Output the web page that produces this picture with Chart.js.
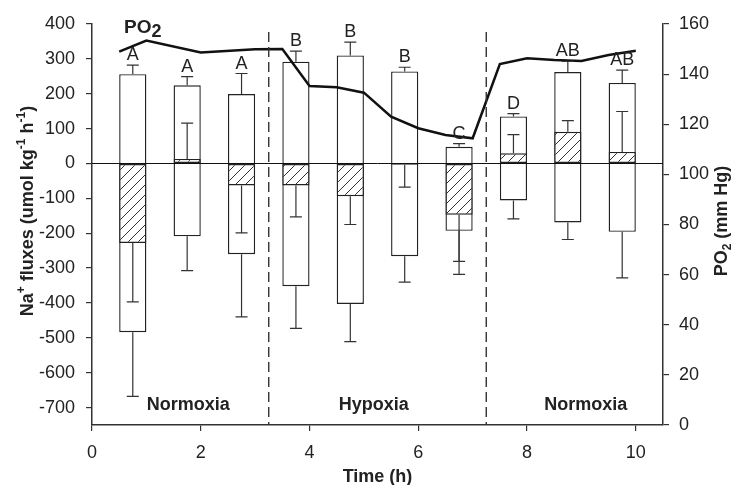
<!DOCTYPE html>
<html><head><meta charset="utf-8">
<script src="https://cdn.jsdelivr.net/npm/chart.js@4.4.1/dist/chart.umd.min.js"></script>
<style>html,body{margin:0;padding:0;background:#fff}#wrap{width:738px;height:485px}</style>
</head><body><div id="wrap"><canvas id="c" width="738" height="485"></canvas></div>
<script>
// ---- data ----
const times = [0.75, 1.75, 2.75, 3.75, 4.75, 5.75, 6.75, 7.75, 8.75, 9.75];
const influx = [256, 224, 199, 292, 310, 264, 48, 135, 262, 231];
const influxErr = [282, 249, 258, 322, 348, 276, 57, 143, 293, 268];
const efflux = [-484, -209, -260, -352, -403, -266, -193, -106, -169, -196];
const effluxErr = [-668, -307, -440, -473, -511, -340, -318, -159, -218, -328];
const net = [-228, 13, -63, -63, -94, -4, -147, 29, 91, 33];
const netErr = [-397, 116, -199, -153, -175, -68, -281, 83, 123, 149];
const letters = ['A', 'A', 'A', 'B', 'B', 'B', 'C', 'D', 'AB', 'AB'];
const po2Time = [0.5, 1, 2, 3, 3.5, 4, 4.5, 5, 5.5, 6, 6.5, 7, 7.5, 8, 8.5, 9, 9.5, 10];
const po2 = [149, 153.4, 148.6, 149.9, 150, 135.3, 134.8, 132.6, 123, 118.4, 115.7, 114.4, 144, 146.3, 145.6, 145.2, 147.6, 149.3];
const phaseNames = ['Normoxia', 'Hypoxia', 'Normoxia'];
const phaseMid = [1.77, 5.18, 9.08];
const phaseBreaks = [3.25, 7.25];
const xTickStep = 2, yTickStep = 100, y2TickStep = 20;

const FONT = '"Liberation Sans", Arial, sans-serif';
const INK = '#222';

function makeHatch() {
  const s = 10;
  const c = document.createElement('canvas'); c.width = s; c.height = s;
  const g = c.getContext('2d');
  g.fillStyle = '#fff'; g.fillRect(0, 0, s, s);
  g.strokeStyle = '#333'; g.lineWidth = 1;
  g.beginPath();
  g.moveTo(0, s); g.lineTo(s, 0);
  g.moveTo(-s / 2, s / 2); g.lineTo(s / 2, -s / 2);
  g.moveTo(s / 2, s * 1.5); g.lineTo(s * 1.5, s / 2);
  g.stroke();
  return g.createPattern(c, 'repeat');
}

const overlay = {
  id: 'overlay',
  afterDatasetsDraw(chart) {
    const ctx = chart.ctx, xs = chart.scales.x, ys = chart.scales.y, a = chart.chartArea;
    ctx.save();
    // zero line
    ctx.strokeStyle = '#111'; ctx.lineWidth = 1;
    const y0 = Math.round(ys.getPixelForValue(0)) + 0.5;
    ctx.beginPath(); ctx.moveTo(a.left, y0); ctx.lineTo(a.right, y0); ctx.stroke();
    // phase dashed lines
    ctx.strokeStyle = '#333'; ctx.lineWidth = 1.4; ctx.setLineDash([10, 5]);
    phaseBreaks.forEach(b => {
      const x = xs.getPixelForValue(b);
      ctx.beginPath(); ctx.moveTo(x, a.top + 8); ctx.lineTo(x, a.bottom); ctx.stroke();
    });
    ctx.setLineDash([]);
    // error bars
    ctx.strokeStyle = '#333'; ctx.lineWidth = 1.2;
    const cap = 6;
    function eb(x, v0, v1) {
      const p0 = ys.getPixelForValue(v0), p1 = ys.getPixelForValue(v1);
      ctx.beginPath(); ctx.moveTo(x, p0); ctx.lineTo(x, p1);
      ctx.moveTo(x - cap, p1); ctx.lineTo(x + cap, p1); ctx.stroke();
    }
    times.forEach((t, i) => {
      const x = xs.getPixelForValue(t);
      eb(x, influx[i], influxErr[i]);
      eb(x, efflux[i], effluxErr[i]);
      eb(x, net[i], netErr[i]);
    });
    // letters
    ctx.fillStyle = INK; ctx.font = '18px ' + FONT; ctx.textAlign = 'center'; ctx.textBaseline = 'alphabetic';
    times.forEach((t, i) => {
      ctx.fillText(letters[i], xs.getPixelForValue(t), ys.getPixelForValue(influxErr[i]) - 5);
    });
    // phase labels
    ctx.font = 'bold 18px ' + FONT; ctx.textBaseline = 'middle';
    phaseNames.forEach((n, i) => ctx.fillText(n, xs.getPixelForValue(phaseMid[i]), a.bottom - 20));
    ctx.restore();
  },
  afterDraw(chart) {
    const ctx = chart.ctx, a = chart.chartArea;
    ctx.save();
    ctx.fillStyle = INK;
    function runs(parts, x, y, rot, align) {
      ctx.save(); ctx.translate(x, y); ctx.rotate(rot);
      let w = 0;
      parts.forEach(p => { ctx.font = 'bold ' + p[1] + 'px ' + FONT; w += ctx.measureText(p[0]).width; });
      let cx = align === 'center' ? -w / 2 : 0;
      ctx.textAlign = 'left'; ctx.textBaseline = 'alphabetic';
      parts.forEach(p => { ctx.font = 'bold ' + p[1] + 'px ' + FONT; ctx.fillText(p[0], cx, p[2]); cx += ctx.measureText(p[0]).width; });
      ctx.restore();
    }
    runs([['Na', 18, 0], ['+', 12, -8], [' fluxes (umol kg', 18, 0], ['-1', 12, -8], [' h', 18, 0], ['-1', 12, -8], [')', 18, 0]],
      33, 211, -Math.PI / 2, 'center');
    runs([['PO', 18, 0], ['2', 12, 4], [' (mm Hg)', 18, 0]], 727, 221, -Math.PI / 2, 'center');
    runs([['Time (h)', 18, 0]], (a.left + a.right) / 2, 482, 0, 'center');
    runs([['PO', 19, 0], ['2', 18, 4]], 124, 33, 0, 'left');
    ctx.restore();
  }
};

const hatch = makeHatch();
const tickFont = { family: FONT, size: 18 };

new Chart(document.getElementById('c'), {
  data: {
    datasets: [
      {
        type: 'line', label: 'PO2', yAxisID: 'y2', xAxisID: 'x', order: 0,
        data: po2Time.map((t, i) => ({ x: t, y: po2[i] })),
        borderColor: '#111', borderWidth: 2.5, pointRadius: 0, tension: 0, fill: false
      },
      {
        type: 'bar', label: 'net', yAxisID: 'y', xAxisID: 'x', order: 1, grouped: false,
        data: times.map((t, i) => ({ x: t, y: [0, net[i]] })),
        backgroundColor: hatch, borderColor: '#222', borderWidth: 1.4, borderSkipped: false,
        barPercentage: 0.5, categoryPercentage: 1
      },
      {
        type: 'bar', label: 'unidirectional', yAxisID: 'y', xAxisID: 'x', order: 2, grouped: false,
        data: times.map((t, i) => ({ x: t, y: [efflux[i], influx[i]] })),
        backgroundColor: '#fff', borderColor: '#222', borderWidth: 1.4, borderSkipped: false,
        barPercentage: 0.5, categoryPercentage: 1
      }
    ]
  },
  options: {
    responsive: false, devicePixelRatio: 1, animation: false,
    layout: { padding: { top: 24, left: 0, right: 0, bottom: 0 } },
    plugins: { legend: { display: false }, tooltip: { enabled: false } },
    scales: {
      x: {
        type: 'linear', position: 'bottom', min: 0, max: 10.5, offset: false,
        ticks: { stepSize: xTickStep, includeBounds: false, font: tickFont, color: INK, padding: 11 },
        grid: { display: true, offset: false, drawOnChartArea: false, drawTicks: true, tickLength: 6, color: '#333', lineWidth: 1.2 },
        border: { display: true, color: '#333', width: 1.5 },
        afterFit: s => { s.height = 60; }
      },
      y: {
        type: 'linear', position: 'left', min: -750, max: 400,
        ticks: { stepSize: yTickStep, includeBounds: false, font: tickFont, color: INK, padding: 11 },
        grid: { display: true, drawOnChartArea: false, drawTicks: true, tickLength: 6, color: '#333', lineWidth: 1.2 },
        border: { display: true, color: '#333', width: 1.5 },
        afterFit: s => { s.width = 92; }
      },
      y2: {
        type: 'linear', position: 'right', min: 0, max: 160,
        ticks: { stepSize: y2TickStep, includeBounds: false, font: tickFont, color: INK, padding: 10 },
        grid: { display: true, drawOnChartArea: false, drawTicks: true, tickLength: 6, color: '#333', lineWidth: 1.2 },
        border: { display: true, color: '#333', width: 1.5 },
        afterFit: s => { s.width = 75; }
      }
    }
  },
  plugins: [overlay]
});
</script></body></html>
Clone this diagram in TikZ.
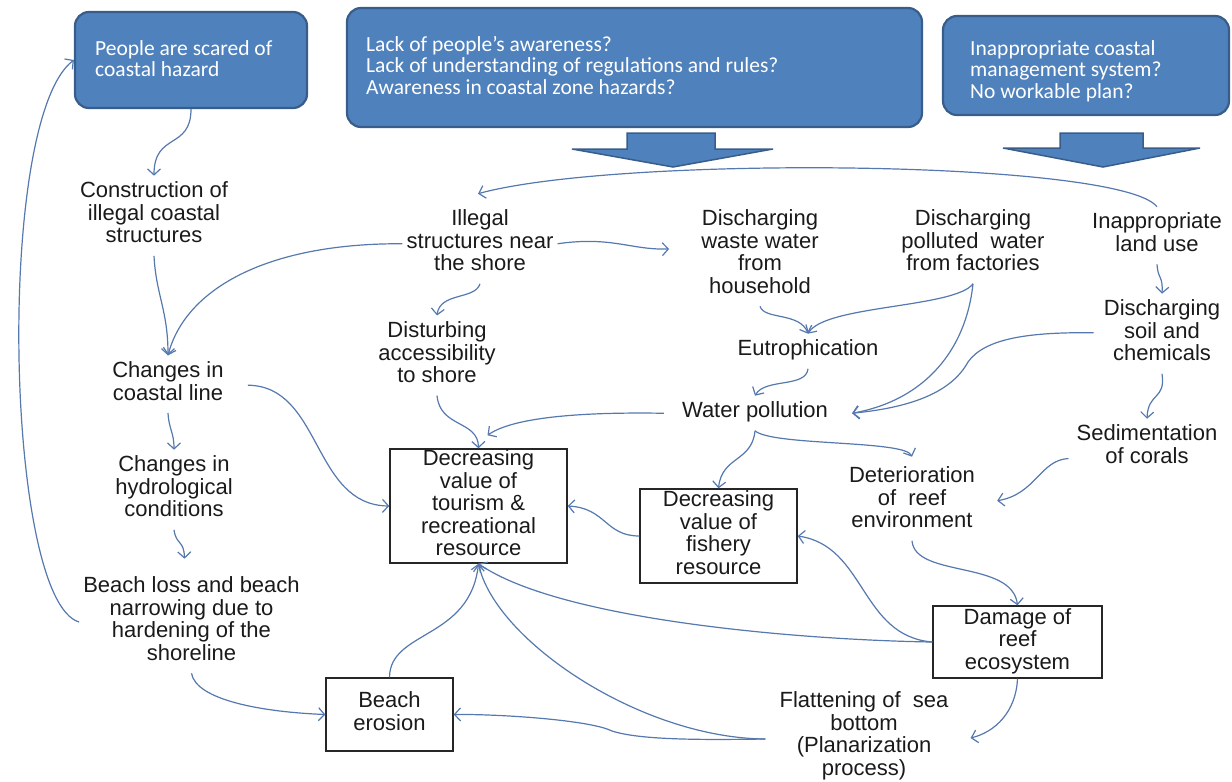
\documentclass[tikz,border=0pt]{standalone}
\usepackage{fontspec}
\setmainfont{Liberation Sans}
\newfontfamily\boxfnt{Carlito}
\usetikzlibrary{arrows.meta,calc}
\definecolor{bfill}{RGB}{79,129,189}
\definecolor{bdraw}{RGB}{56,93,138}
\definecolor{lnk}{RGB}{85,120,175}
\definecolor{txtc}{RGB}{26,26,26}
\begin{document}
\begin{tikzpicture}[x=1pt,y=-1pt,
  txt/.style={font=\fontsize{22}{22.5}\selectfont, text=txtc, align=center,
    inner xsep=4pt, inner ysep=6pt,
    execute at begin node=\strut, execute at end node=\strut},
  bx/.style={txt, draw=black!85, line width=1.4pt, inner sep=0pt},
  bluebox/.style={draw=bdraw, fill=bfill, line width=2.2pt, rounded corners=14pt, inner sep=0pt},
  btxt/.style={font=\boxfnt\fontsize{21.5}{21.5}\selectfont, text=white, align=left,
    anchor=north west, inner sep=0pt, execute at begin node=\strut},
  blockarrow/.style={draw=bdraw, fill=bfill, line width=1.5pt, line join=miter},
  arr/.style={draw=lnk, line width=1.2pt, -{Straight Barb[length=6pt,width=13pt]}}
]
\useasboundingbox (0,0) rectangle (1232,782);

% blue problem boxes
\node[bluebox, minimum width=232pt, minimum height=96pt] (b1) at (191,60) {};
\node[btxt] (t1) at (95,40) {People are scared of\\coastal hazard};
\node[bluebox, minimum width=575pt, minimum height=119pt] (b2) at (634.5,67.5) {};
\node[btxt] (t2) at (366,36) {Lack of people’s awareness?\\Lack of understanding of regulations and rules?\\Awareness in coastal zone hazards?};
\node[bluebox, minimum width=286pt, minimum height=99pt] (b3) at (1086,65.5) {};
\node[btxt] (t3) at (970,40) {Inappropriate coastal\\management system?\\No workable  plan?};

% block arrows
\path[blockarrow] (627,133) -- (715,133) -- (715,149) -- (773,149) -- (673,167) -- (572,149) -- (627,149) -- cycle;
\path[blockarrow] (1060,133) -- (1143,133) -- (1143,148) -- (1200,148) -- (1103,167) -- (1003,148) -- (1060,148) -- cycle;

% text nodes
\node[txt] (cons) at (154,215.75) {Construction of\\illegal coastal\\structures};
\node[txt] (ill) at (480,243.75) {Illegal\\structures near\\the shore};
\node[txt] (waste) at (760,255) {Discharging\\waste water\\from\\household};
\node[txt] (fact) at (973,243.75) {Discharging\\polluted\ \ water\\from factories};
\node[txt] (land) at (1157,235.5) {Inappropriate\\land use};
\node[txt] (soil) at (1162,333.75) {Discharging\\soil and\\chemicals};
\node[txt] (dist) at (437,355.5) {Disturbing\\accessibility\\to shore};
\node[txt] (eut) at (808,351.25) {Eutrophication};
\node[txt] (coast) at (168,384.2) {Changes in\\coastal line};
\node[txt] (water) at (755,413.25) {Water pollution};
\node[txt] (sedi) at (1147,447.5) {Sedimentation\\of corals};
\node[txt] (hydro) at (174,489.75) {Changes in\\hydrological\\conditions};
\node[txt] (deter) at (912,500.75) {Deterioration\\of\ \ reef\\environment};
\node[txt] (bloss) at (191.5,622) {Beach loss and beach\\narrowing due to\\hardening of the\\shoreline};
\node[txt] (flat) at (864,737) {Flattening of\ \ sea\\bottom\\(Planarization\\process)};

% boxed nodes
\node[bx, minimum width=177pt, minimum height=114pt] (tour) at (478.5,506) {Decreasing\\value of\\tourism \&\\recreational\\resource};
\node[bx, minimum width=157pt, minimum height=94pt] (fish) at (718.5,536) {Decreasing\\value of\\fishery\\resource};
\node[bx, minimum width=169pt, minimum height=72pt] (dam) at (1017.5,642) {Damage of\\reef\\ecosystem};
\node[bx, minimum width=127pt, minimum height=73pt] (ero) at (389.5,714.5) {Beach\\erosion};

% connectors
\draw[arr] (b1.south) .. controls (191,150) and (154,132) .. (cons.north);
\draw[arr] (bloss.west) .. controls (5,600) and (-5,120) .. (b1.west);
\draw[arr] (cons.south) .. controls (156,295) and (168,310) .. (coast.north);
\draw[arr] (ill.west) .. controls (265,243) and (185,290) .. (coast.north);
\draw[arr] (ill.east) .. controls (612,236) and (630,250) .. ($(waste.west)+(-28,-6)$);
\draw[arr] (land.north) .. controls (1120,160) and (620,155) .. ($(ill.north)+(-2,-10)$);
\draw[arr] (ill.south) .. controls (475,300) and (440,292) .. (dist.north);
\draw[arr] (waste.south) .. controls (764,320) and (800,312) .. (eut.north);
\draw[arr] (fact.south) .. controls (955,308) and (825,305) .. (eut.north);
\draw[arr] (fact.south) .. controls (966,350) and (925,400) .. ($(water.east)+(20,0)$);
\draw[arr] ($(soil.west)+(-6,-1)$) .. controls (1030,332) and (985,338) .. (968,362) .. controls (950,395) and (905,408) .. ($(water.east)+(20,0)$);
\draw[arr] (land.south) .. controls (1158,280) and (1163,275) .. (soil.north);
\draw[arr] (eut.south) .. controls (806,388) and (765,378) .. (water.north);
\draw[arr] (soil.south) .. controls (1166,400) and (1148,392) .. (sedi.north);
\draw[arr] (dist.south) .. controls (440,428) and (478,420) .. (tour.north);
\draw[arr] ($(water.west)+(-14,0)$) .. controls (590,412) and (515,416) .. ($(tour.north)+(9,-13)$);
\draw[arr] ($(coast.east)+(20,1)$) .. controls (322,386) and (312,505) .. (tour.west);
\draw[arr] (coast.south) .. controls (169,430) and (174,432) .. (hydro.north);
\draw[arr] (hydro.south) .. controls (176,545) and (184,540) .. ($(bloss.north)+(-7,-12)$);
\draw[arr] (water.south) .. controls (752,462) and (722,456) .. (fish.north);
\draw[arr] (water.south) .. controls (772,446) and (905,440) .. ($(deter.north)+(0,-4)$);
\draw[arr] ($(sedi.west)+(-4,11)$) .. controls (1040,460) and (1036,494) .. ($(deter.east)+(18,0)$);
\draw[arr] (fish.west) .. controls (605,536) and (606,508) .. (tour.east);
\draw[arr] (deter.south) .. controls (915,578) and (1012,560) .. (dam.north);
\draw[arr] (dam.west) .. controls (860,636) and (866,546) .. (fish.east);
\draw[arr] (dam.west) .. controls (800,640) and (560,620) .. (tour.south);
\draw[arr] (dam.south) .. controls (1016,712) and (995,732) .. ($(flat.east)+(18,1)$);
\draw[arr] ($(flat.west)+(-10,2)$) .. controls (640,738) and (495,640) .. (tour.south);
\draw[arr] ($(flat.west)+(-10,2)$) .. controls (700,740) and (640,740) .. (612,731) .. controls (590,720) and (500,714) .. (ero.east);
\draw[arr] (ero.north) .. controls (390,630) and (470,640) .. (tour.south);
\draw[arr] (bloss.south) .. controls (196,700) and (262,712) .. (ero.west);
\end{tikzpicture}
\end{document}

[Exercise task]
In the listing above, find the line with "Clone this diagram in TikZ." and the line with "(1060,148) -- cycle;". Set down exactly those lines and everything between them, skipping pictures.

[Output for this task]
Clone this diagram in TikZ.
\documentclass[tikz,border=0pt]{standalone}
\usepackage{fontspec}
\setmainfont{Liberation Sans}
\newfontfamily\boxfnt{Carlito}
\usetikzlibrary{arrows.meta,calc}
\definecolor{bfill}{RGB}{79,129,189}
\definecolor{bdraw}{RGB}{56,93,138}
\definecolor{lnk}{RGB}{85,120,175}
\definecolor{txtc}{RGB}{26,26,26}
\begin{document}
\begin{tikzpicture}[x=1pt,y=-1pt,
  txt/.style={font=\fontsize{22}{22.5}\selectfont, text=txtc, align=center,
    inner xsep=4pt, inner ysep=6pt,
    execute at begin node=\strut, execute at end node=\strut},
  bx/.style={txt, draw=black!85, line width=1.4pt, inner sep=0pt},
  bluebox/.style={draw=bdraw, fill=bfill, line width=2.2pt, rounded corners=14pt, inner sep=0pt},
  btxt/.style={font=\boxfnt\fontsize{21.5}{21.5}\selectfont, text=white, align=left,
    anchor=north west, inner sep=0pt, execute at begin node=\strut},
  blockarrow/.style={draw=bdraw, fill=bfill, line width=1.5pt, line join=miter},
  arr/.style={draw=lnk, line width=1.2pt, -{Straight Barb[length=6pt,width=13pt]}}
]
\useasboundingbox (0,0) rectangle (1232,782);

% blue problem boxes
\node[bluebox, minimum width=232pt, minimum height=96pt] (b1) at (191,60) {};
\node[btxt] (t1) at (95,40) {People are scared of\\coastal hazard};
\node[bluebox, minimum width=575pt, minimum height=119pt] (b2) at (634.5,67.5) {};
\node[btxt] (t2) at (366,36) {Lack of people’s awareness?\\Lack of understanding of regulations and rules?\\Awareness in coastal zone hazards?};
\node[bluebox, minimum width=286pt, minimum height=99pt] (b3) at (1086,65.5) {};
\node[btxt] (t3) at (970,40) {Inappropriate coastal\\management system?\\No workable  plan?};

% block arrows
\path[blockarrow] (627,133) -- (715,133) -- (715,149) -- (773,149) -- (673,167) -- (572,149) -- (627,149) -- cycle;
\path[blockarrow] (1060,133) -- (1143,133) -- (1143,148) -- (1200,148) -- (1103,167) -- (1003,148) -- (1060,148) -- cycle;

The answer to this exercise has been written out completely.